Libérés de la charge de l'ego, les quatre qoshioth servent à percevoir avec humilité la Présence de la question-clé, la qoushia. Cette démarche de questionnement sincère et de remise en cause des certitudes personnelles permet de s'ouvrir à des vérités plus profondes et universelles. Les qoshioth ne sont pas seulement des questions rituelles ; elles sont des portes vers une réflexion et une introspection qui peuvent révéler des aspects cachés de la réalité spirituelle.

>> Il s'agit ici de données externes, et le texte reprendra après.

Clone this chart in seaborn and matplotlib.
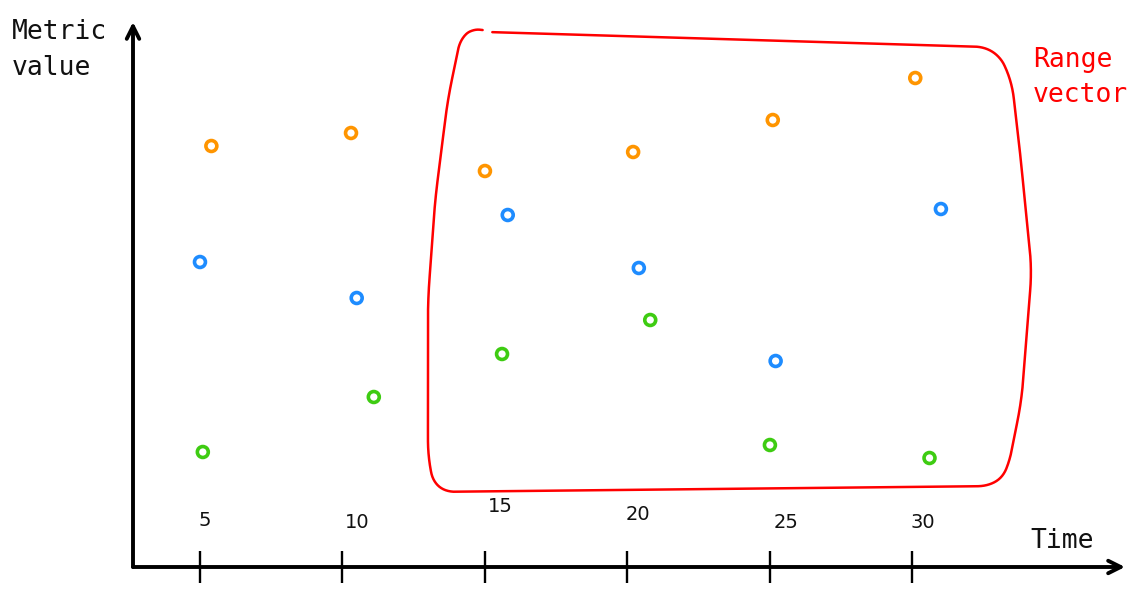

En posant les qoshioth avec une intention pure et une conscience éveillée, les participants du Sédér se connectent à une tradition millénaire de questionnement et de quête de sens. C'est cette même attitude de questionnement sincère et de recherche de la vérité que Shoshani encourageait dans ses enseignements, guidant ses disciples vers la découverte de la question-clé, la véritable porte d'entrée au Palais du Savoir.

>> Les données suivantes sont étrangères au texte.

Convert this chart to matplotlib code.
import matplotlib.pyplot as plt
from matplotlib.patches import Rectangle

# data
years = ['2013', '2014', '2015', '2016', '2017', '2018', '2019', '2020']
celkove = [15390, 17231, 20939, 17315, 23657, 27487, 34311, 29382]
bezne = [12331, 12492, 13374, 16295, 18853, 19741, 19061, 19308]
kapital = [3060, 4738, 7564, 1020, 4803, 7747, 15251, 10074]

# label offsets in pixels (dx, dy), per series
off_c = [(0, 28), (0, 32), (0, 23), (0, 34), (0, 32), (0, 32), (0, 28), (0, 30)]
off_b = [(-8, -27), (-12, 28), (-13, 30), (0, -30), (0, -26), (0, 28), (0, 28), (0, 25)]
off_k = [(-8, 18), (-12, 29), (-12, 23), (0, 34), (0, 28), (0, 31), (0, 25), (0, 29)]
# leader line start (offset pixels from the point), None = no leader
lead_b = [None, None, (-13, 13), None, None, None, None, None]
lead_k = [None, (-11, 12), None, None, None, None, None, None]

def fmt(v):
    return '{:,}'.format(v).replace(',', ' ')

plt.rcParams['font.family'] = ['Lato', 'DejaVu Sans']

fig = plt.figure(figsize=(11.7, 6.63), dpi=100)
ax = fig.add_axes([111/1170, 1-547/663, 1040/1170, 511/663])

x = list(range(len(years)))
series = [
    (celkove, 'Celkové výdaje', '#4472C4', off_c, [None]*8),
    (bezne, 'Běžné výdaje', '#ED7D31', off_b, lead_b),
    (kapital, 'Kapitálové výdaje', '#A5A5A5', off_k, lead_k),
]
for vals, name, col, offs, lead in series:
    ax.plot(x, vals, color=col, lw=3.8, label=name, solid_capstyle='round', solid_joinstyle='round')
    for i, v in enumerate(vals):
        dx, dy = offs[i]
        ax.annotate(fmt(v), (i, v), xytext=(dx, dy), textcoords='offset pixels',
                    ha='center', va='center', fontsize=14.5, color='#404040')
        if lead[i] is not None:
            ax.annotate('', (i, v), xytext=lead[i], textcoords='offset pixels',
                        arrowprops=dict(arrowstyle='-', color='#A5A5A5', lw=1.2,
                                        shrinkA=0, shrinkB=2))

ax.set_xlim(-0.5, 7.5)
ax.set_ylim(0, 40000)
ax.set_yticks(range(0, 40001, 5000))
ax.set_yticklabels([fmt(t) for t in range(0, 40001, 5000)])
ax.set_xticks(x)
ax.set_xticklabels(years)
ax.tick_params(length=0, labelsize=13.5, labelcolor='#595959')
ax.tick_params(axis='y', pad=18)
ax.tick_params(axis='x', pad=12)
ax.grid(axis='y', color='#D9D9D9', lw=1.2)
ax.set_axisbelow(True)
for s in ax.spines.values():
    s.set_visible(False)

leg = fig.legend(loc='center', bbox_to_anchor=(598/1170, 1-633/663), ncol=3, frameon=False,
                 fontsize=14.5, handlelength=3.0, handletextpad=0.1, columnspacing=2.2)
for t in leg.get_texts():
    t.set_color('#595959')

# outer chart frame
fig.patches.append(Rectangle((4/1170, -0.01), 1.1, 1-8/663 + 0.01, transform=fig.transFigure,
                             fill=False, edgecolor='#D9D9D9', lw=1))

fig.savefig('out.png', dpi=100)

Qoushia [קּוּשְׁיָא] avec un alef final est la forme araméenne de la qoushiah [קֻשְׁיָה] hébreu. Dans les deux mondes, le mot signifie « question », mais désigne aussi un « problème » qu’il faut résoudre. On peut aussi dire « difficulté », comme dans la section Shabbath du Talmud (33b) : « Au début, lorsque Rabbi Shimon ben Yoħai soulevait une difficulté (qoushia), Rabbi Pineħas ben Yaïr répondait à sa question par douze réponses. Finalement, lorsque Rabbi Pineħas ben Yaïr soulevait une difficulté (qoushia), Rabbi Shimon ben Yoħai répondait par vingt-quatre réponses. ».

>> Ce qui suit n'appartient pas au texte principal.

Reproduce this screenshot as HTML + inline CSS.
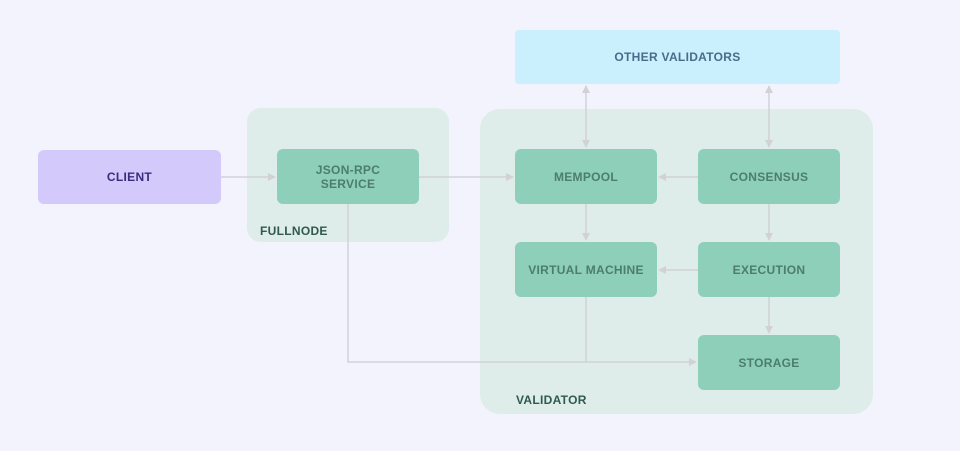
<!DOCTYPE html>
<html><head><style>
body{margin:0;width:960px;height:451px;background:#f2f3fc;position:relative;overflow:hidden;font-family:"Liberation Sans",sans-serif;}
.b{position:absolute;display:flex;align-items:center;justify-content:center;text-align:center;font-size:12px;font-weight:bold;border-radius:6px;line-height:14px;letter-spacing:.3px}
.n{background:#8dcfb9;color:#4c7d6d}
.g{position:absolute;background:#deecea;border-radius:14px}
.l{position:absolute;font-size:12px;font-weight:bold;color:#2f5a4c;letter-spacing:.3px}
svg{position:absolute;left:0;top:0}
</style></head><body>
<div class="g" style="left:247px;top:108px;width:202px;height:134px"></div>
<div class="g" style="left:480px;top:109px;width:393px;height:305px;border-radius:20px"></div>
<div class="l" style="left:260px;top:224px">FULLNODE</div>
<div class="l" style="left:516px;top:393px">VALIDATOR</div>
<div class="b" style="left:38px;top:150px;width:183px;height:54px;background:#d3c9fb;color:#3b2c7c">CLIENT</div>
<div class="b" style="left:515px;top:30px;width:325px;height:54px;background:#c9f0fc;color:#4a6b8a;border-radius:4px">OTHER VALIDATORS</div>
<div class="b n" style="left:277px;top:149px;width:142px;height:55px">JSON-RPC<br>SERVICE</div>
<div class="b n" style="left:515px;top:149px;width:142px;height:55px">MEMPOOL</div>
<div class="b n" style="left:698px;top:149px;width:142px;height:55px">CONSENSUS</div>
<div class="b n" style="left:515px;top:242px;width:142px;height:55px">VIRTUAL MACHINE</div>
<div class="b n" style="left:698px;top:242px;width:142px;height:55px">EXECUTION</div>
<div class="b n" style="left:698px;top:335px;width:142px;height:55px">STORAGE</div>
<svg width="960" height="451" fill="none" stroke="#d2d2d6" stroke-width="1.5">
<defs><marker id="a" markerWidth="8" markerHeight="8" refX="7" refY="4" orient="auto" markerUnits="userSpaceOnUse"><path d="M0,0L8,4L0,8z" fill="#d2d2d6" stroke="none"/></marker></defs>
<line x1="221" y1="177" x2="275" y2="177" marker-end="url(#a)"/>
<line x1="419" y1="177" x2="513" y2="177" marker-end="url(#a)"/>
<line x1="698" y1="177" x2="659" y2="177" marker-end="url(#a)"/>
<line x1="698" y1="270" x2="659" y2="270" marker-end="url(#a)"/>
<line x1="586" y1="204" x2="586" y2="240" marker-end="url(#a)"/>
<line x1="769" y1="204" x2="769" y2="240" marker-end="url(#a)"/>
<line x1="769" y1="297" x2="769" y2="333" marker-end="url(#a)"/>
<line x1="586" y1="100" x2="586" y2="147" marker-end="url(#a)"/>
<line x1="586" y1="100" x2="586" y2="86" marker-end="url(#a)"/>
<line x1="769" y1="100" x2="769" y2="147" marker-end="url(#a)"/>
<line x1="769" y1="100" x2="769" y2="86" marker-end="url(#a)"/>
<polyline points="348,204 348,362 696,362" marker-end="url(#a)"/>
<line x1="586" y1="297" x2="586" y2="362"/>
</svg>
</body></html>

Cette difficulté est une « raideur », qashéh [קָשֶׁה]. C’est quelque chose de rigide, de strict, de dur. Qui forme la fameuse expression : êm qshé-ôréf [עַם־קְשֵׁה־עֹרֶף], « peuple à la nuque raide ». Que l’on peut alors entendre ici : « peuple qui refuse de se remettre en question ». Ainsi, nuque raide, pas de question, et pas de question, pas de « Ticket d’entrée dans le Palais du Savoir ».